At the default Read Committed isolation level, Apsara PolarDB does not start a transaction immediately after it receives a transactional statement. You can use BEGIN or SET AUTOCOMMIT=0 to check that Apsara PolarDB starts the transaction after a write operation occurs.

Typically, the database proxy sends all requests of a transaction to the primary node. However, requests are encapsulated in transactions due to the framework. As a result, the primary node is overloaded. To resolve this issue, you can enable the transaction splitting feature. When this feature is enabled, Apsara PolarDB proxy identifies the current transaction status and distributes read requests to read-only nodes by using Server Load Balancer (SLB) before the transaction is started.

  • In read/write splitting mode, transaction splitting is enabled by default.
  • If you enable transaction splitting, consistency cannot be ensured for some services. We recommend that you evaluate whether transaction splitting is suitable for your business before you enable it.

Offloading of reads from the primary node

If offload reads from primary node is enabled for the primary node, normal read requests are no longer routed to the primary node. In transactions, read requests that require consistency are routed to the primary node to meet your business needs. Additionally, if all read-only nodes fail, the read requests are routed to the primary node. If your business does not require high consistency, set Consistency Level to Eventual Consistency to reduce read requests that are routed to the primary node. You can also use transaction splitting to reduce read requests that are routed to the primary node before the transaction is started. Broadcast requests, such as set and prepare, are still routed to the primary node.

Note In read/write splitting mode, Offload Reads from Primary Node is enabled by default.

Connection pool

Apsara PolarDB provides session-level connection pool and transaction-level connection pool.

  • Session-level connection pool

    Session-level connection pools apply to to PHP short-lived connection scenarios.

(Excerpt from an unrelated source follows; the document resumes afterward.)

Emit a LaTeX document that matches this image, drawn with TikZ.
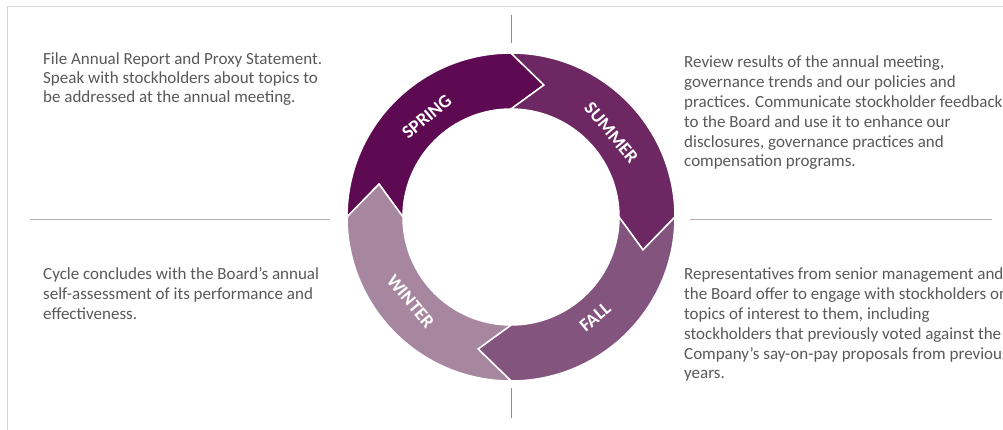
\documentclass[tikz,border=0pt]{standalone}
\usepackage{fontspec}
\setmainfont{Carlito}
\usetikzlibrary{calc, positioning}
\definecolor{springcol}{HTML}{5E0A52}
\definecolor{summercol}{HTML}{6D2762}
\definecolor{fallcol}{HTML}{83557E}
\definecolor{wintercol}{HTML}{A6879F}
\definecolor{textgray}{HTML}{595959}
\definecolor{framegray}{HTML}{D4D4D4}
\definecolor{rulecol}{HTML}{B9ABB8}
\definecolor{tickgray}{HTML}{8C8C8C}

\begin{document}
\begin{tikzpicture}[x=1pt, y=1pt,
    desc/.style={font=\fontsize{17}{19.8}\selectfont, text=textgray, align=left, inner sep=0pt, anchor=base west},
    season/.style={font=\fontsize{18.5}{20}\selectfont\bfseries, text=white, inner sep=0pt}]
    \useasboundingbox (-511,-213) rectangle (492,217);
    \fill[white] (-511,-213) rectangle (492,217);
    \draw[framegray, line width=1pt] (-503,-213) -- (-503,210) -- (492,210);

    \def\ro{164pt} \def\ri{108pt} \def\rm{136pt}
    \foreach \a/\col/\name/\rot in {180/springcol/SPRING/-90, 90/summercol/SUMMER/-90, 0/fallcol/FALL/90, -90/wintercol/WINTER/90} {
        \filldraw[fill=\col, draw=white, line width=1.5pt, line join=miter] (\a:\ro) arc[start angle=\a, end angle=\a-90, radius=\ro] -- ({\a-104}:\rm) -- ({\a-90}:\ri) arc[start angle=\a-90, end angle=\a, radius=\ri] -- ({\a-14}:\rm) -- cycle;
        \node[season, rotate={\a-50+\rot}] (label-\name) at ({\a-50}:131pt) {\name};
    }

    \draw[tickgray, line width=0.8pt] (0,202) -- (0,174);
    \draw[tickgray, line width=0.8pt] (0,-171) -- (0,-201);
    \draw[rulecol, line width=1pt] (-481,-3) -- (-181,-3);
    \draw[rulecol, line width=1pt] (179,-3) -- (481,-3);

    % anchored on the baseline of the last line
    \node[desc, font=\fontsize{17}{18.8}\selectfont] (spring-text) at (-468,114.4) {File Annual Report and Proxy Statement.\\Speak with stockholders about topics to\\be addressed at the annual meeting.};
    \node[desc] (summer-text) at (173,50) {Review results of the annual meeting,\\governance trends and our policies and\\practices. Communicate stockholder feedback\\to the Board and use it to enhance our\\disclosures, governance practices and\\compensation programs.};
    \node[desc] (winter-text) at (-468,-102.6) {Cycle concludes with the Board’s annual\\self-assessment of its performance and\\effectiveness.};
    \node[desc] (fall-text) at (173,-162) {Representatives from senior management and\\the Board offer to engage with stockholders on\\topics of interest to them, including\\stockholders that previously voted against the\\Company’s say-on-pay proposals from previous\\years.};
\end{tikzpicture}
\end{document}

    The PHP short-lived connection optimization can reduce heavy MySQL loads by establishing fewer short-lived connections. If your connection is disconnected, the system determines whether the current connection is an idle connection. If the connection is idle, the system retains the connection in the connection pool for a short period of time. If a new connection needs to be established during this process, it is obtained from the connection pool when conditions such as the user, client IP, and database name are matched. The PHP short-lived connection optimization reduces the overhead needed to establish a connection to a database. If there is no available connection to the database, a new connection is established.

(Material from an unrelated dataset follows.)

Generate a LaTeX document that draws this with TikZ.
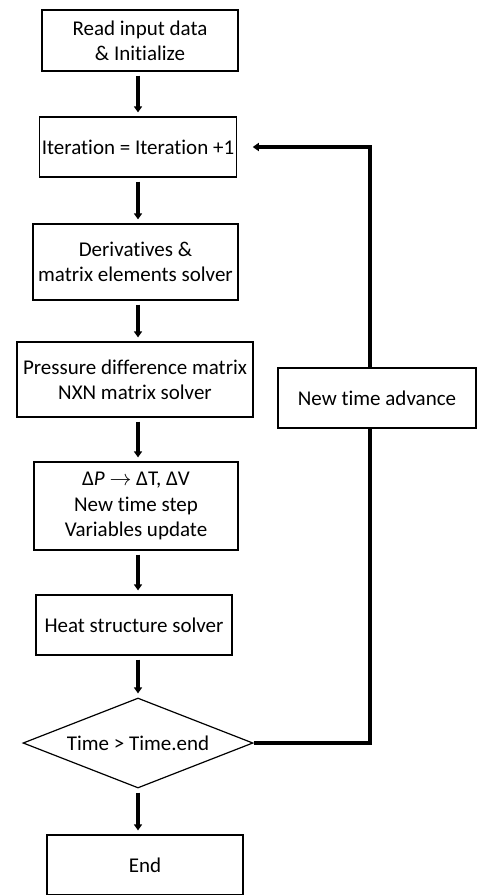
\documentclass[tikz,border=0pt]{standalone}
\usepackage{amsmath}
\usepackage{fontspec}
\setmainfont{Carlito}[Ligatures=NoCommon]
\usetikzlibrary{shapes.geometric,arrows.meta}

\begin{document}
\begin{tikzpicture}[x=0.5pt,y=-0.5pt,
  box/.style={draw,line width=0.6pt,align=center,inner sep=1pt,font=\fontsize{10.5}{12.6}\selectfont},
  decision/.style={draw,diamond,line width=0.6pt,inner sep=0pt,aspect=2.55,font=\fontsize{10.5}{12.6}\selectfont},
  flow/.style={line width=1.6pt,-{Triangle[length=3pt,width=4pt]},shorten <=2pt,shorten >=2pt},
  back/.style={line width=1.6pt}]
  \useasboundingbox (0,0) rectangle (481,895);
  \coordinate (spine) at (138,0);
  \coordinate (turn) at (370,0);
  \node[box,minimum width=98pt,minimum height=30.5pt] (read) at (140,40.5) {Read input data\\ \& Initialize};
  \node[box,minimum width=98pt,minimum height=30pt] (iter) at (138,147) {Iteration = Iteration +1};
  \node[box,minimum width=102.5pt,minimum height=38pt] (deriv) at (135.5,262) {Derivatives \&\\ matrix elements solver};
  \node[box,minimum width=118pt,minimum height=37.5pt] (press) at (135,379.5) {Pressure difference matrix\\ NXN matrix solver};
  \node[box,minimum width=102pt,minimum height=44pt] (update) at (136,506) {Δ\textit{P} $\rightarrow$ ΔT, ΔV\\ New time step\\ Variables update};
  \node[box,minimum width=98pt,minimum height=30pt] (heat) at (134,625) {Heat structure solver};
  \node[decision,minimum width=115pt,minimum height=45pt] (check) at (138,743) {Time > Time.end};
  \node[box,minimum width=98pt,minimum height=30pt] (stop) at (145,865) {End};
  \node[box,minimum width=99pt,minimum height=30pt] (advance) at (377,398) {New time advance};
  \draw[flow] (read.south -| spine) -- (iter.north -| spine);
  \draw[flow] (iter.south -| spine) -- (deriv.north -| spine);
  \draw[flow] (deriv.south -| spine) -- (press.north -| spine);
  \draw[flow] (press.south -| spine) -- (update.north -| spine);
  \draw[flow] (update.south -| spine) -- (heat.north -| spine);
  \draw[flow] (heat.south -| spine) -- (check.north);
  \draw[flow] (check.south) -- (stop.north -| spine);
  % loop back
  \draw[back] (check.east) -| (turn |- advance.south);
  \draw[back,-{Triangle[length=3pt,width=4pt]},shorten >=8pt] (turn |- advance.north) |- (iter.east);
\end{tikzpicture}
\end{document}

    Note This optimization does not reduce the number of concurrent connections to the database, but reduces only the frequency at which connections are established between applications and the database. This reduces the overhead of the main MySQL thread to more efficiently process business requests. However, idle connections in the connection pool account for a share of your connections for a temporary period of time.
  • Transaction-level connection pool

    Transaction-level connection pools apply to scenarios where tens of thousands of connections exist.

    A transaction-level connection pool is used to both reduce the number of business connections and the load caused by frequent new short-lived connections. A client can establish a large number of connections to the proxy, but the proxy creates only a small number of connections to a database. When a client sends a connection request, the proxy selects a connection that meets conditions and sends the request to the database. Currently, system variable consistency is required. After the current transaction ends, the proxy stores the connection in the connection pool.

    A transaction connection pool has the following limits:

    • When you perform the following operations, the connection is locked until it is ended. The connection is no longer stored in the connection pool for use by other users.
      • Execute the PREPARE statement.
      • Create a temporary table.
      • Modify user variables.
      • Send large packets (for example, 16 MB or more in size).
      • Execute the LOCK TABLE statement.
      • Execute multiple statements.
      • Call stored procedures.
    • The FOUND_ROWS, ROW_COUNT, and LAST_INSERT_ID functions can be called successfully, but the accuracy of the results cannot be guaranteed.
    • For a connection with wait_timeout settings, the wait_timeout status on the client may not take effect because the connection is obtained from the connection pool for each request. After the period specified by wait_timeout elapses, only backend connections in the connection pool are disconnected, but the client remains connected.
    • If the business depends on session-level system variables other than sql_mode, character_set_server, collation_server, and time_zone, you must execute the SET statement in explicit mode on the client after connections are established. Otherwise, the connection pool may reuse connections whose system variables have been changed.
    • Connections may be reused. Therefore, the actual thread ID of the current request may be different from the one returned from select connection_id().
    • Connections may be reused. Therefore, the IP address and port number returned from the SHOW PROCESSLIST statement may be different from the actual IP address and port number of the client.
    • The database proxy merges and returns the results of the SHOW PROCESSLIST statement on all nodes. After the transaction-level connection pool is enabled, the thread IDs of frontend and backend connections cannot match with each other. The KILL statement may return an error even if it is executed. You can execute the SHOW PROCESSLIST statement to check whether the connection is disconnected.

Hint syntax

Add /* FORCE_MASTER * / or /* FORCE_SLAVE * / before an SQL statement to specify the direction to which you want to route the SQL statement.

For example, SELECT * FROM test is routed to a read-only node by default. If the SQL statement is changed to /* FORCE_MASTER */ SELECT * FROM test, it is routed to the primary node.

  • Hint has the highest level of routing priority and is not constrained by the consistency level or transaction splitting. Evaluate this configuration before using it.
  • A hint must not contain statements that change environment variables such as /*FORCE_SLAVE*/ SET NAMES utf8;. Otherwise, an error may occur in the subsequent procedure.